Wednesday, March 24, 2010
Robin Greenstein -- Images of Women Vol. 2
Images of Women Vol. 2
Back in 2003, Robin Greenstein, who is best known as a contemporary singer-songwriter, released an impressive album of traditional folksongs whose protagonists or narrators were all women. I assumed from the album title – Images of Women Vol. 1 – that it would not be Robin’s only Images of Women album which, I recall, she verified to me in an e-mail. I then mentioned in my Sing Out! Magazine review of Vol. 1 that I was eagerly awaiting the second volume.
Finally, seven years later, Images of Women Vol. 2 has been released and it’s another collection of mostly-traditional songs centred on women. But while the songs are mostly from the traditional canon, Robin arranges them in a contemporary vein with a respect for the tradition. Rather than trying to sound authentic to the time and place of the songs’ origins, Robin makes them her own.
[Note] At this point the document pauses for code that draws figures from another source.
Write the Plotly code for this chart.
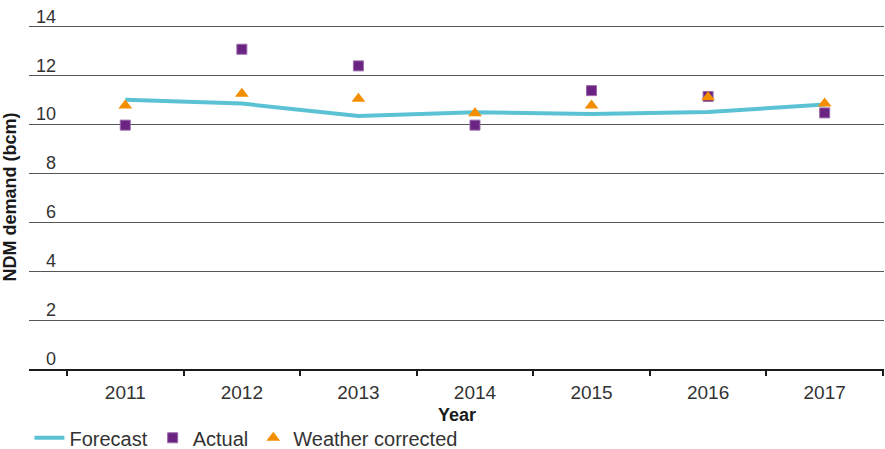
import plotly.graph_objects as go

years = ["2011", "2012", "2013", "2014", "2015", "2016", "2017"]
forecast = [11.0, 10.84, 10.33, 10.49, 10.41, 10.5, 10.8]
actual = [9.96, 13.06, 12.38, 9.96, 11.37, 11.13, 10.46]
weather_corrected = [10.76, 11.24, 11.04, 10.45, 10.76, 11.1, 10.84]
y_ticks = [0, 2, 4, 6, 8, 10, 12, 14]

FONT = "Liberation Sans, Arial, sans-serif"
TXT = "#333333"

fig = go.Figure()
fig.add_trace(go.Scatter(x=years, y=forecast, name="Forecast", mode="lines",
                         line=dict(color="#5bc2d4", width=4)))
fig.add_trace(go.Scatter(x=years, y=actual, name="Actual", mode="markers",
                         marker=dict(symbol="square", size=10, color="#6a2382",
                                     line=dict(width=1, color="#9a6aab"))))
fig.add_trace(go.Scatter(x=years, y=weather_corrected, name="Weather corrected", mode="markers",
                         marker=dict(symbol="triangle-up", size=12, color="#f28e00",
                                     line=dict(width=0))))

fig.update_layout(
    width=885, height=449,
    margin=dict(l=29, r=1, t=25, b=80, autoexpand=False),
    paper_bgcolor="white", plot_bgcolor="white",
    font=dict(family=FONT, size=18, color=TXT),
    showlegend=True,
    legend=dict(orientation="h", x=0.0005, xanchor="left", yref="container", y=0.025,
                yanchor="middle", font=dict(size=20, color=TXT), bgcolor="rgba(0,0,0,0)",
                itemwidth=30, tracegroupgap=0),
    annotations=[dict(text="<b>Year</b>", xref="paper", yref="paper", x=0.5, y=-0.134,
                      xanchor="center", yanchor="middle", showarrow=False,
                      font=dict(size=18, color="#1a1a1a"))],
)
fig.update_xaxes(
    type="category", range=[-0.826, 6.509], tickson="boundaries", automargin=False,
    ticks="outside", ticklen=5, tickwidth=2, tickcolor="#1a1a1a", ticklabelstandoff=5,
    showline=True, linewidth=2, linecolor="#1a1a1a", showgrid=False,
    tickfont=dict(size=19, color=TXT),
)
fig.update_yaxes(
    range=[0, 14.05], tickvals=y_ticks, ticktext=[str(v) for v in y_ticks], automargin=False,
    showgrid=True, gridcolor="#555555", gridwidth=1, zeroline=False, showline=False,
    ticks="", ticklabelposition="outside", ticklabelstandoff=-28, ticklabelshift=-10,
    tickfont=dict(size=18, color=TXT),
    title=dict(text="<b>NDM demand (bcm)</b>", font=dict(size=18, color="#1a1a1a")),
)

fig.write_html("out.html", config={"displayModeBar": False},
               post_script="document.body.style.margin='0';document.body.style.padding='0';")
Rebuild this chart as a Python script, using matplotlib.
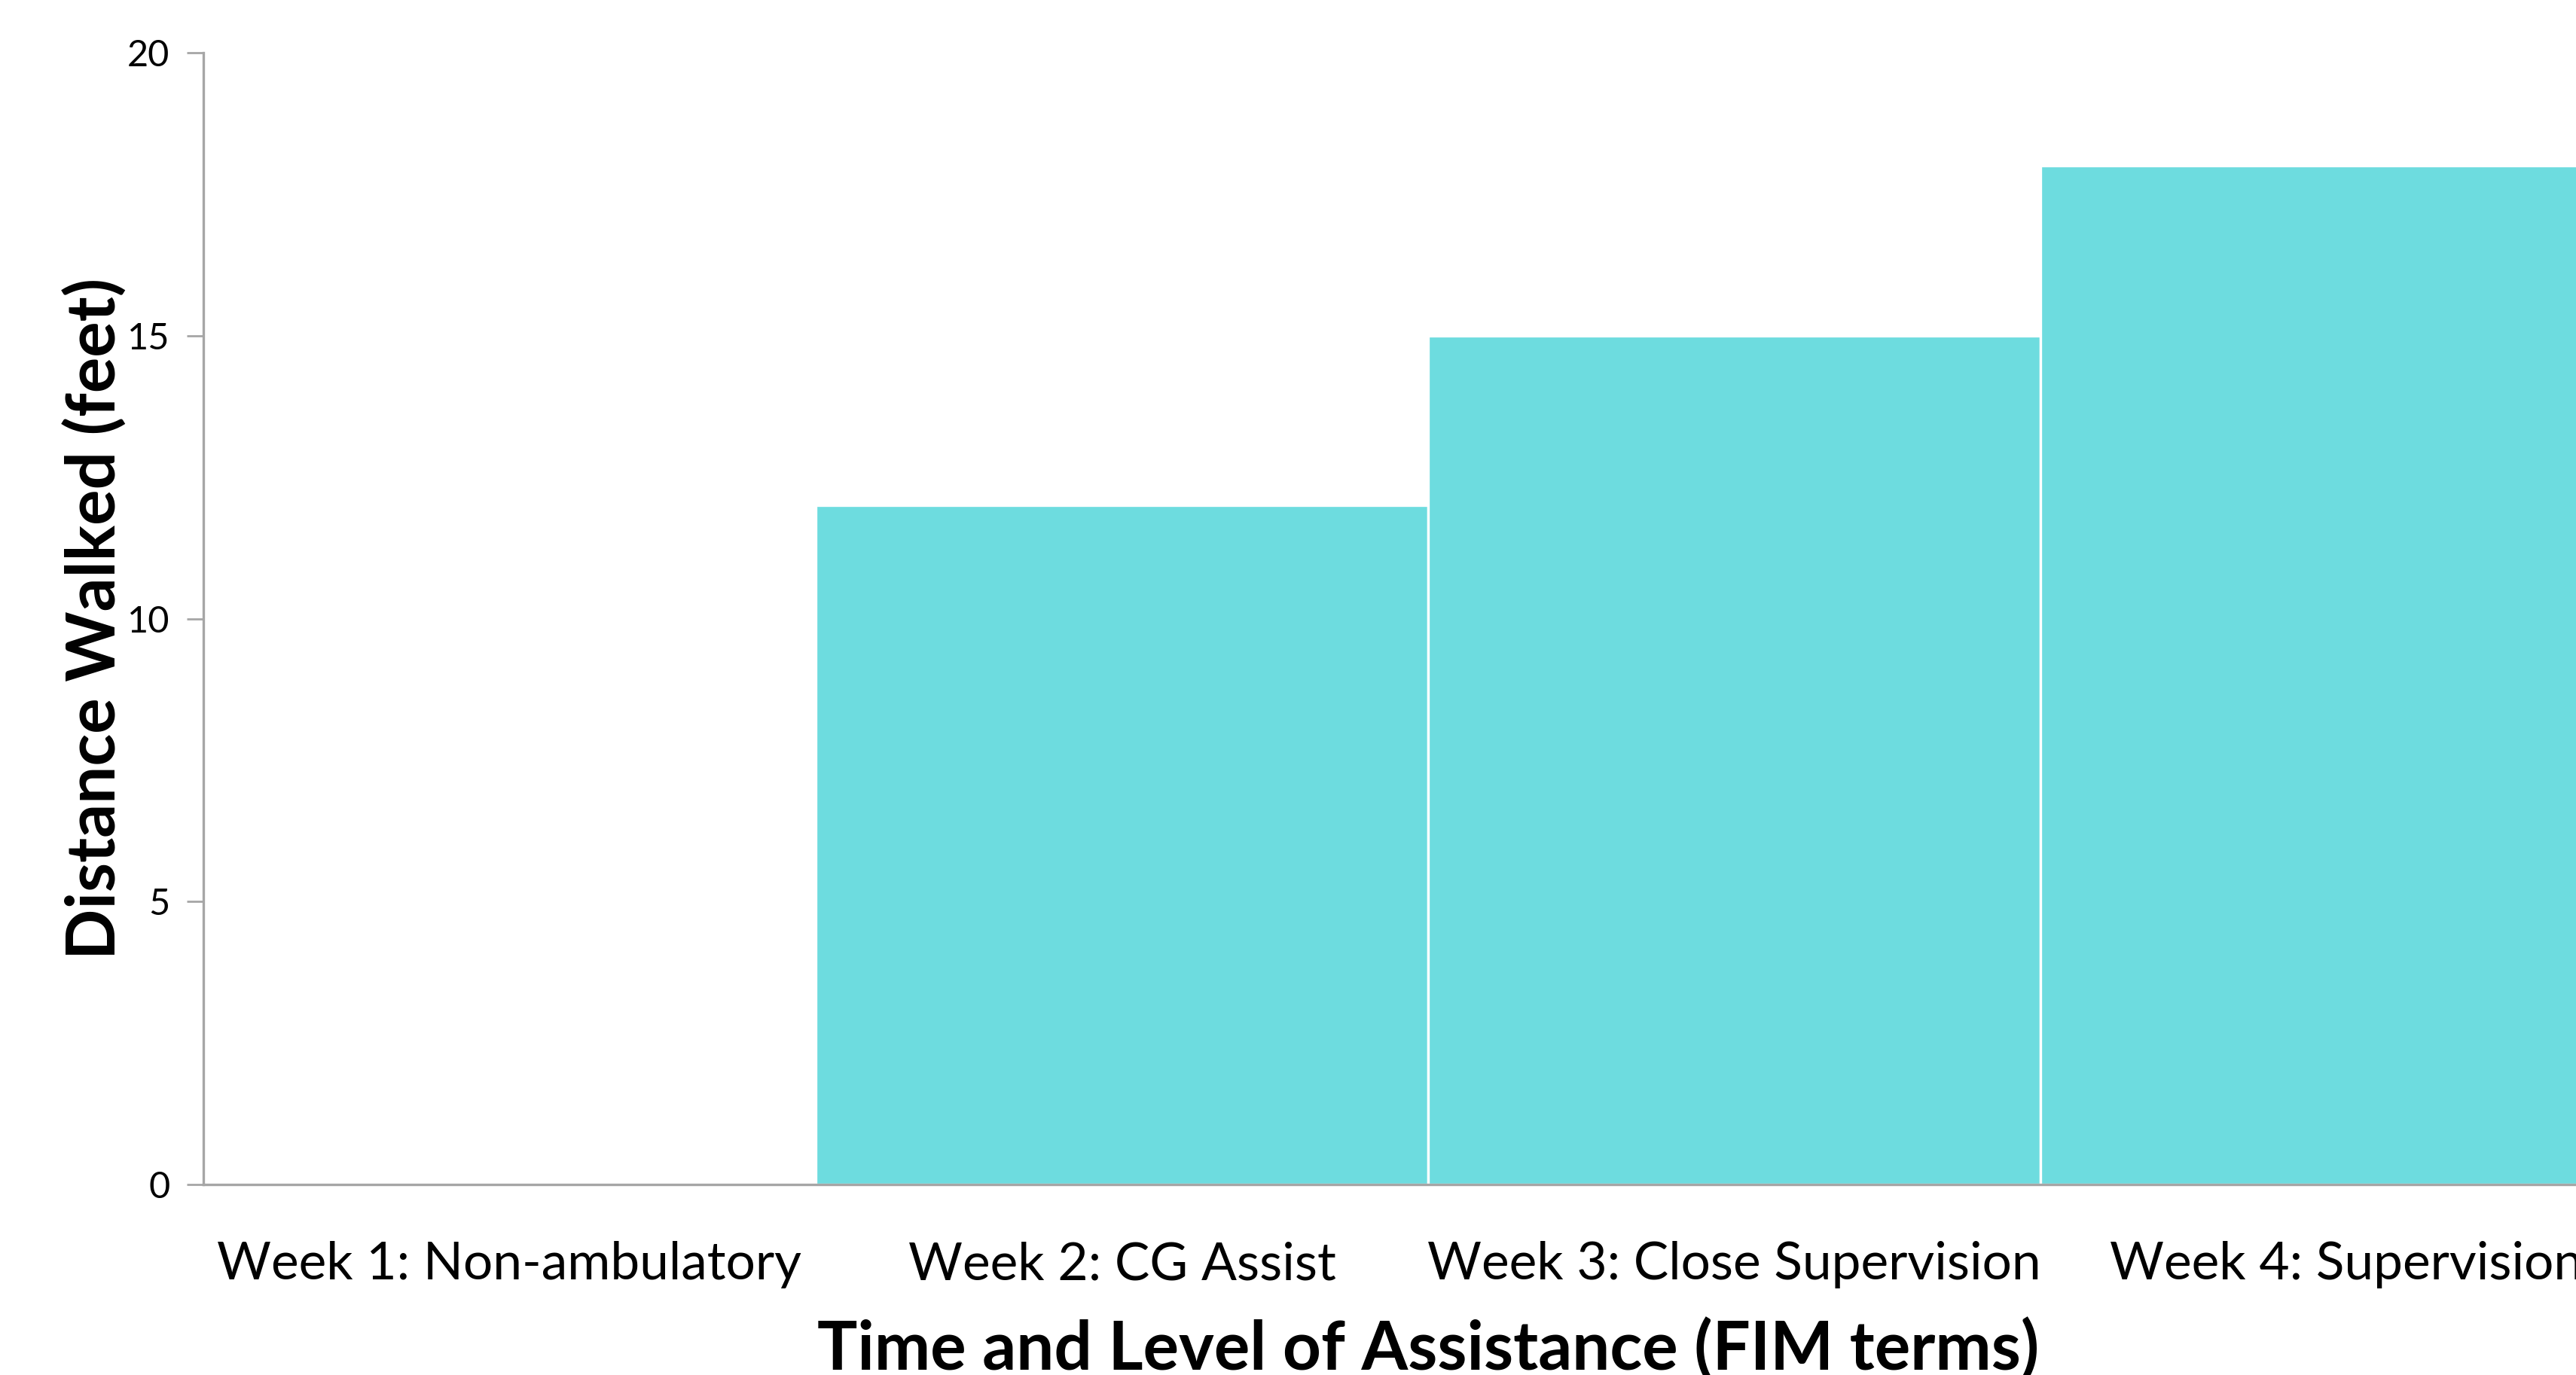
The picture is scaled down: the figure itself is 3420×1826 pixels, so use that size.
import numpy as np
import matplotlib.pyplot as plt

categories = ["Week 1: Non-ambulatory", "Week 2: CG Assist",
              "Week 3: Close Supervision", "Week 4: Supervision"]
distance = [0, 12, 15, 18]
yticks = [0, 5, 10, 15, 20]

plt.rcParams['font.family'] = ['Lato', 'DejaVu Sans']

fig = plt.figure(figsize=(17.1, 9.13), dpi=200)
# axes runs past the right edge, like the original crop
ax = fig.add_axes([270/3420, 1 - 1573/1826, 3252/3420, (1573-70)/1826])

x = np.arange(len(categories))
ax.bar(x, distance, width=1.0, color="#6DDCDF", edgecolor="white", linewidth=1.2)

ax.set_xlim(-0.5, 3.5)
ax.set_ylim(0, 20)
ax.set_yticks(yticks)
ax.set_xticks(x)
ax.set_xticklabels(categories, fontsize=25)
ax.tick_params(axis='x', length=0, pad=27)
ax.tick_params(axis='y', labelsize=17.5, length=8, width=1, color="#A6A6A6", pad=8)

for s in ["top", "right"]:
    ax.spines[s].set_visible(False)
for s in ["left", "bottom"]:
    ax.spines[s].set_color("#A6A6A6")
    ax.spines[s].set_linewidth(1.2)

ax.set_xlabel("Time and Level of Assistance (FIM terms)", fontsize=32,
              fontweight="bold", labelpad=14)
ax.set_ylabel("Distance Walked (feet)", fontsize=32, fontweight="bold", labelpad=0)

fig.savefig("out.png", dpi=200)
She plays guitar, banjo and synths and gets able support from the likes of bassist Barry Wiesenfeld on bass, fiddler Dan Collins, Adam Carper on harmonica, Lisa McDivitt on recorder and harp, and percussionist Cheryl Prashker (who is one of the rare drummers who really understands how to play with folk-rooted acoustic musicians).
Some of my favourite tracks on Vol. 2 are “The Whore’s Lament,” a gritty variant of “The Unfortunate Rake” family of songs that I used to hear Hedy West sing, and that’s very close to a variant called “The Bad Girl’s Lament,” that Rosalie Sorrels sings; “Born in the Country,” Judy Roderick’s adaptation of Rabbit Brown’s “James Alley Blues; “Frankie and Johnny,” a traditional blues-ballad about a scorned woman who kills her philandering lover; and the classic warning song, “Come All You Fair and Tender Ladies,” which features some nice harmonies from Janice Hubbard.
Along with the traditional material, Robin includes several composed songs including Woody Guthrie’s “Union Maid,” which includes an added verse I didn’t recognize about Sarah Ogan Gunning, the singer of traditional ballads and labour songs (who I met and worked with as a folk festival volunteer in the mid-1970s); “I’m Gonna Be an Engineer,” Peggy Seeger’s feminist anthem; and “Good Thing He Can’t Read My Mind,” Christine Lavin’s hilarious song sung by a woman who lets us know what she really thinks about some of the stuff she’s doing or eating for the sake of love.
Something that I really like about albums like this is that they’re a reminder that folk music has a rich history and that today’s contemporary artists are, as the Weavers sang, “travelling in the footsteps of those who came before,” and that it’s always a good time to go back and listen to the sources.